Autumn is finally here! We’re enjoying delightfully cool weather and that exquisite fall foliage until, of course, the foliage does what it promises it’s going to do and falls all over your lawn and starts turning soggy and brown. Before you get disgruntled about the amount of yardwork you have to do now, here are some tips on how to put those fall leaves to work for you and the yard you work so hard to maintain throughout the year.
If you love to garden, then you’re in luck. Leaves are a naturally compostable material and an excellent source of what is known as brown compost. To make successful homemade compost, you need equal parts green and brown compost materials, and the green, which could be made up of vegetable scraps and grass clippings, is much easier to come by throughout the year. Often, gardeners resort to old newspapers to make up the deficiencies in their brown compost until fall comes rolling to the rescue. Your compost will become richer, more effective, and your newly planted seeds will be very grateful.

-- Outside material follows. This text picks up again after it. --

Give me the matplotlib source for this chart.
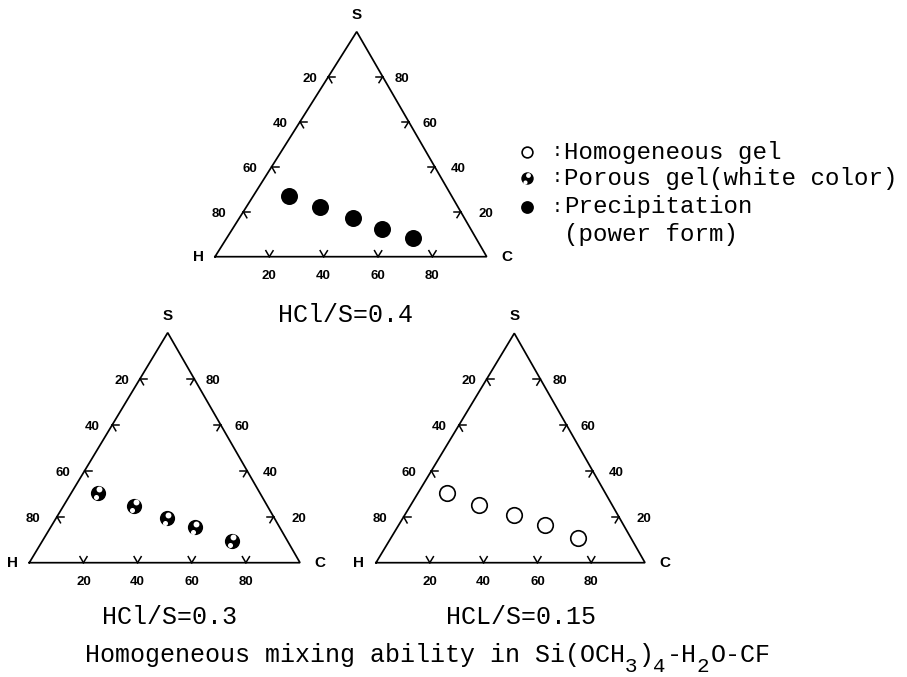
import numpy as np
import matplotlib
matplotlib.use("Agg")
import matplotlib.pyplot as plt

# composition in mol% : S = Si(OCH3)4, C = solvent, H = H2O
ticks = [20, 40, 60, 80]

s_04 = [27.0, 22.0, 17.1, 12.2, 8.2]
c_04 = [13.2, 27.2, 42.0, 55.0, 68.7]

s_03 = [30.4, 24.8, 19.3, 15.4, 9.4]
c_03 = [9.7, 26.1, 40.9, 53.3, 70.0]

s_015 = [30.5, 25.2, 20.8, 16.4, 10.9]
c_015 = [10.8, 25.5, 40.6, 54.4, 69.6]

captions = ["HCl/S=0.4", "HCl/S=0.3", "HCL/S=0.15"]
legend_labels = ["Homogeneous gel", "Porous gel(white color)", "Precipitation"]

# title pieces: (text, is_subscript)
title_parts = [("Homogeneous mixing ability in Si(OCH", False), ("3", True),
               (")", False), ("4", True), ("-H", False), ("2", True),
               ("O-CF", False)]

# triangle corners (H, C, S) in pixel coordinates of the page
tri_top = [(215.0, 256.7), (486.7, 256.7), (356.7, 31.7)]
tri_left = [(29.3, 562.7), (300.0, 562.7), (167.7, 332.7)]
tri_right = [(376.0, 562.7), (645.0, 562.7), (514.3, 333.3)]

fig = plt.figure(figsize=(9.07, 6.77), dpi=100)
ax = fig.add_axes([0, 0, 1, 1])
ax.set_xlim(0, 907)
ax.set_ylim(677, 0)
ax.axis('off')

mono = 'Liberation Mono'
sans = 'Liberation Sans'


def to_xy(tri, c, s):
    (hx, hy), (cx, cy), (sx, sy) = tri
    c = np.asarray(c) / 100.0
    s = np.asarray(s) / 100.0
    h = 1 - c - s
    return h * hx + c * cx + s * sx, h * hy + c * cy + s * sy


def unit(v):
    return v / np.hypot(*v)


def chevron(p, dirs, arm=7.0):
    for d in dirs:
        ax.plot([p[0], p[0] + arm * d[0]], [p[1], p[1] + arm * d[1]],
                color='black', lw=1.1)


def draw_triangle(tri):
    H, C, S = [np.array(p) for p in tri]
    ax.plot([H[0], C[0], S[0], H[0]], [H[1], C[1], S[1], H[1]],
            color='black', lw=1.25, solid_joinstyle='miter')
    tick_kw = dict(ha='center', va='center', fontsize=9.5,
                   fontweight='bold', family=sans)
    for t in ticks:
        f = t / 100.0
        # base H->C : C %
        p = H + f * (C - H)
        chevron(p, (unit(S - H), unit(S - C)))
        ax.text(p[0], p[1] + 19, str(t), **tick_kw)
        # left edge S->H : H %
        p = S + f * (H - S)
        chevron(p, (unit(C - H), unit(C - S)))
        ax.text(p[0] - (16 + 10 * f), p[1] + 2, str(t), **tick_kw)
        # right edge C->S : S %
        p = C + f * (S - C)
        chevron(p, (unit(H - C), unit(H - S)))
        ax.text(p[0] + (17 + 10 * (1 - f)), p[1] + 2, str(t), **tick_kw)

    lab_kw = dict(ha='center', va='center', fontsize=11, fontweight='bold',
                  family=sans)
    ax.text(S[0], S[1] - 17, 'S', **lab_kw)
    ax.text(H[0] - 17, H[1], 'H', **lab_kw)
    ax.text(C[0] + 20, C[1], 'C', **lab_kw)


def porous(x, y, size, k=1.0):
    x = np.atleast_1d(np.asarray(x, dtype=float))
    y = np.atleast_1d(np.asarray(y, dtype=float))
    ax.scatter(x, y, s=size, c='black', linewidths=0, zorder=3)
    ax.scatter(x + 1.5 * k, y - 3.6 * k, s=size * 0.15, c='white',
               linewidths=0, zorder=4)
    ax.scatter(x - 2.0 * k, y + 4.4 * k, s=size * 0.11, c='white',
               linewidths=0, zorder=4)


for tri in (tri_top, tri_left, tri_right):
    draw_triangle(tri)

# HCl/S = 0.4 : precipitation
x, y = to_xy(tri_top, c_04, s_04)
ax.scatter(x, y, s=150, c='black', linewidths=0, zorder=3)

# HCl/S = 0.3 : porous gel
x, y = to_xy(tri_left, c_03, s_03)
porous(x, y, 120)

# HCl/S = 0.15 : homogeneous gel
x, y = to_xy(tri_right, c_015, s_015)
ax.scatter(x, y, s=125, facecolors='white', edgecolors='black',
           linewidths=1.2, zorder=3)

# captions under each diagram
cap_kw = dict(ha='center', va='center', fontsize=18, family=mono)
ax.text(346, 315, captions[0], **cap_kw)
ax.text(170, 617, captions[1], **cap_kw)
ax.text(521, 617, captions[2], **cap_kw)

# legend
ly = [152, 178, 207]
ax.scatter([527], [ly[0]], s=60, facecolors='white', edgecolors='black',
           linewidths=1.2, zorder=3)
porous([527], [ly[1]], 80, k=0.8)
ax.scatter([527], [ly[2]], s=85, c='black', linewidths=0, zorder=3)
for yy, lab in zip(ly, legend_labels):
    ax.text(552, yy, ':', ha='left', va='center', fontsize=13, family=mono)
    ax.text(564, yy, lab, ha='left', va='center', fontsize=17.4, family=mono)
ax.text(564, 234, '(power form)', ha='left', va='center', fontsize=17.4,
        family=mono)

# title, typed piece by piece so the subscripts drop like the typewriter
cursor = 85.0
for txt, sub in title_parts:
    fs = 15 if sub else 18
    ax.text(cursor, 667 if sub else 655, txt, ha='left', va='center',
            fontsize=fs, family=mono)
    cursor += len(txt) * 0.6 * fs * 100 / 72 + (1 if sub else 0)

fig.savefig('out.png', dpi=100)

The long-term garden planner can take their leaves and store them somewhere out of the way and make a staple of English garden soil, leaf mold. All it takes is a few garbage bags or plastic bins, and a moist place to store them in. As long as the leaves stay wet, fungi will take over, and in about two years, instead of leaves, there’s a mineral-rich fertilizer in their place that will make the soil in your gardens the perfect place for your plants.
Leaves also make excellent insulation material for a number of outdoor projects. Any plants that need protection throughout the winter will benefit from a natural layer of leaves that separate them from chicken wire, blankets, or any other insulation material you choose to use. Throughout the winter, the leaves will break down and give the plants some added nutrients, so it’s a win-win situation. And if anyone is looking to experiment with worm bins, leaves can also insulate those.
If you have no interest in gardening or raking your leaves, then just mow your lawn, and the leaves will take care of both you and themselves. Leaves are so full of natural nutrients that if you mulch them up with your lawn mower and leave them there, they will feed your lawn over the winter, and come spring time, you will have beautiful, fluffy, green grass. You may want to wait until November to mulch those leaves up though, as a leaf-strewn yard adds a nice creep factor to your decorations on Halloween night.
At the beginning of the season autumn leaves give us beauty, and near the end of the season, they provide our lawns and gardens with the nutrients they need to grow again in the spring. The best part is that they don’t cost anyone a thing for either of those things.